John L 31st October 2001 02:18 AM

I guess that I will have to say something else. My use of the word Bose has nothing to do with the subject that Yoda origionally brought up. It was how to use a WTWTW system. I am not even a Bose fan, but I am aware of the fact that for many years the older models used tweeters that could be turned into the walls for greater depth. The problem that I am finding out about these forums is that many forget that the threads are based on a subject that needs discussing. If the subject is to change, such as whether or not Bose Blows, shouldn't that start a new thread? Maby I duth protest too much. Who knows. The only point is, that I personally don't care about Bose, but I do care about the artful use of multiple tweeters and how to apply them in a multi-driver system. Now, I've said enough! John L.

Yoda 31st October 2001 02:50 AM

I myself listen to a BOSE 4.1 speaker everyday, it is in my bedroom system. In fact I listen to them because they do have unusually wide high frequency dispersion, a characteristic not found in most other types of speakers that is quite desireable for some. My little comment was referring to the fact that although I listen to them everyday, musically speaking they pale in comparison with my other set of speakers, a ribbon tweeter/6.5" woofer bookshelf monitor type. I never inteded to debate the quality of BOSE speakers, it was just an aside comment. I must say I've never heard of a DIY'er using BOSE tweeters, so best of luck to you!

Super 31st October 2001 02:57 AM

I've never heard of a cone tweeter being used for modern day hifi. They were replaced by dome tweeters years ago, and for several good reasons, I might add.

Just out of curiosity, how many of these tweeters do you have? If you have several, I'd be curious to know how they might work in a line array speaker, with their already wide-dispersion characteristics.

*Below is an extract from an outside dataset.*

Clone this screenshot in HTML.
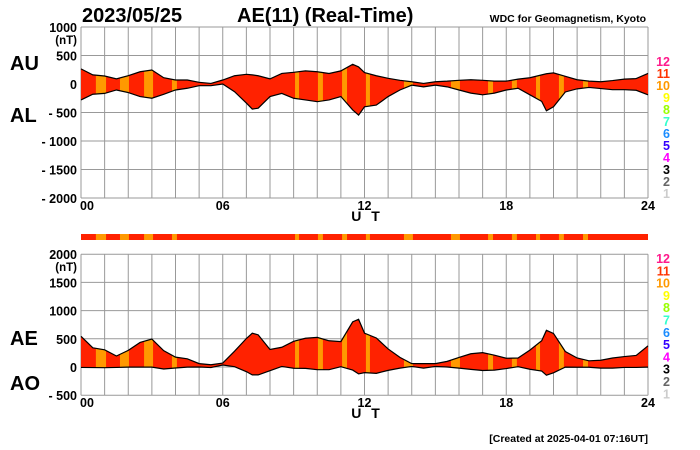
<!DOCTYPE html>
<html><head><meta charset="utf-8"><style>
body{margin:0;background:#fff;}
svg{display:block;font-family:"Liberation Sans",Arial,sans-serif;}
</style></head><body>
<svg id="chart" width="700" height="450" viewBox="0 0 700 450">
<defs>
<clipPath id="clipTop"><polygon id="clipTopPoly" points=""/></clipPath>
<clipPath id="clipBot"><polygon id="clipBotPoly" points=""/></clipPath>
</defs>
<text x="82" y="22" font-size="20" font-weight="bold">2023/05/25</text>
<text x="237" y="22" font-size="20" font-weight="bold">AE(11) (Real-Time)</text>
<text x="646" y="22" font-size="10.5" font-weight="bold" text-anchor="end">WDC for Geomagnetism, Kyoto</text>
<text x="10" y="70" font-size="20" font-weight="bold">AU</text>
<text x="10" y="122" font-size="20" font-weight="bold">AL</text>
<text x="10" y="345" font-size="20" font-weight="bold">AE</text>
<text x="10" y="390" font-size="20" font-weight="bold">AO</text>
<g id="top"></g>
<g id="band"></g>
<g id="bot"></g>
<g id="legends"></g>
<text x="648" y="442" font-size="10.5" font-weight="bold" text-anchor="end">[Created at 2025-04-01 07:16UT]</text>
</svg>
<script>
const hours=[0,0.5,1,1.5,2,2.5,3,3.5,4,4.5,5,5.5,6,6.5,7,7.25,7.5,8,8.5,9,9.5,10,10.5,11,11.5,11.75,12,12.5,13,13.5,14,14.5,15,15.5,16,16.5,17,17.5,18,18.5,19,19.5,19.7,20,20.5,21,21.5,22,22.5,23,23.5,24];
const auValues=[265,160,140,90,145,215,245,110,70,70,30,10,70,145,170,160,145,90,185,205,230,215,185,230,345,300,200,145,100,65,40,10,40,50,65,75,65,50,50,85,110,160,180,195,135,75,50,40,60,85,95,185];
const alValues=[-280,-180,-165,-105,-150,-220,-250,-180,-105,-75,-30,-30,0,-135,-335,-440,-425,-220,-165,-250,-280,-310,-280,-220,-455,-545,-400,-370,-220,-105,-20,-50,-20,-50,-105,-160,-190,-160,-105,-75,-190,-305,-470,-400,-140,-85,-60,-80,-100,-100,-110,-190];
const orangeStarts=[0.63,1.65,2.67,3.85,9.06,10.03,11.05,12.06,13.67,15.66,17.23,18.24,19.26,20.23,21.25];
const orangeEnds=[1.06,2.03,3.05,4.06,9.23,10.24,11.26,12.23,14.05,16.04,17.44,18.45,19.43,20.44,21.46];
const topTicks=[1000,500,0,-500,-1000,-1500,-2000];
const topTickLabels=["1000","500","0","- 500","- 1000","- 1500","- 2000"];
const botTicks=[2000,1500,1000,500,0,-500];
const botTickLabels=["2000","1500","1000","500","0","- 500"];
const xTickHours=[0,6,12,18,24];
const xTickLabels=["00","06","12","18","24"];
const legendNums=["12","11","10","9","8","7","6","5","4","3","2","1"];
const legendColors=["#ff1a8c","#ff3300","#ff9900","#ffff00","#99ff00","#33ffcc","#1a8cff","#3300ff","#ff00ff","#000000","#666666","#cccccc"];

const NS="http://www.w3.org/2000/svg";
const X0=81,X1=648;
const x=h=>X0+(X1-X0)*h/24;
const yTop=v=>84-v*0.057;
const yBot=v=>367-v*0.0564;
function mk(tag,attrs,parent){const e=document.createElementNS(NS,tag);for(const k in attrs)e.setAttribute(k,attrs[k]);parent.appendChild(e);return e;}
const aeValues=auValues.map((u,i)=>u-alValues[i]);
const aoValues=auValues.map((u,i)=>(u+alValues[i])/2);

function panel(g,yf,yMin,yMax,ticks,labels,upper,lower,clipId,polyId,pre){
  const yT=yf(yMax),yB=yf(yMin);
  for(let h=0;h<=24;h++){const l=mk('line',{x1:x(h),x2:x(h),y1:yT,y2:yB,stroke:'#999','stroke-width':1},g);
    
    }
  ticks.forEach((t,i)=>{const l=mk('line',{x1:X0,x2:X1,y1:yf(t),y2:yf(t),stroke:'#999','stroke-width':1},g);
    
    
    const tx=mk('text',{x:77,y:yf(t)+5,'font-size':12.5,'font-weight':'bold','text-anchor':'end'},g);tx.textContent=labels[i];
    
    });
  const nt=mk('text',{x:77,y:yf(ticks[0])+17,'font-size':11.5,'font-weight':'bold','text-anchor':'end'},g);nt.textContent='(nT)';
  
  
  const pts=upper.map((v,i)=>x(hours[i])+','+yf(v)).concat(lower.map((v,i)=>x(hours[i])+','+yf(v)).reverse()).join(' ');
  document.getElementById(polyId).setAttribute('points',pts);
  const fill=mk('polygon',{points:pts,fill:'#ff2200'},g);
  
  
  orangeStarts.forEach((s,i)=>{const r=mk('rect',{x:x(s),y:yT,width:x(orangeEnds[i])-x(s),height:yB-yT,fill:'#ff9900','clip-path':'url(#'+clipId+')'},g);
    
    });
  const up=mk('polyline',{points:upper.map((v,i)=>x(hours[i])+','+yf(v)).join(' '),fill:'none',stroke:'#000','stroke-width':1.2},g);
  
  
  const lo=mk('polyline',{points:lower.map((v,i)=>x(hours[i])+','+yf(v)).join(' '),fill:'none',stroke:'#000','stroke-width':1.2},g);
  
  
  xTickHours.forEach((h,i)=>{const tx=mk('text',{x:x(h)+(i===0?6:0),y:yB+12,'font-size':12.5,'font-weight':'bold','text-anchor':'middle'},g);tx.textContent=xTickLabels[i];
    
    });
  const ut=mk('text',{x:367,y:yB+23,'font-size':14,'font-weight':'bold','text-anchor':'middle','letter-spacing':'3'},g);ut.textContent='U T';
  
  
}
panel(document.getElementById('top'),yTop,-2000,1000,topTicks,topTickLabels,auValues,alValues,'clipTop','clipTopPoly','top');
panel(document.getElementById('bot'),yBot,-500,2000,botTicks,botTickLabels,aeValues,aoValues,'clipBot','clipBotPoly','bottom');

const band=document.getElementById('band');
const br=mk('rect',{x:X0,y:234,width:X1-X0,height:6,fill:'#ff2200'},band);


orangeStarts.forEach((s,i)=>{const r=mk('rect',{x:x(s),y:234,width:x(orangeEnds[i])-x(s),height:6,fill:'#ff9900'},band);
  
  });

const lg=document.getElementById('legends');
[[61,12],[258,12.3]].forEach(([y0,dy],k)=>{legendNums.forEach((n,i)=>{const t=mk('text',{x:670,y:y0+i*dy+5,'font-size':12.5,'font-weight':'bold','text-anchor':'end',fill:legendColors[i]},lg);t.textContent=n;
  
  });});
</script>
</body></html>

Yoda 31st October 2001 02:59 AM

As for the multiple tweeters thing, how many do you plan to use in each channel? Also, do we really want to create more room reflections? I have spent a great deal of time trying to minimize room reflections by using planar tweeters and open-backed woofers before, so the idea of purposefully creating room interactions seems a bit risky to me. You might have to treat the room more, especially where the tweeters hit directly, maybe removing obstructions between the tweeter and the wall might help. Maybe a vertical line source with its more vertical directionality will suit you better, or maybe not. It really depends on how many tweeters you are using.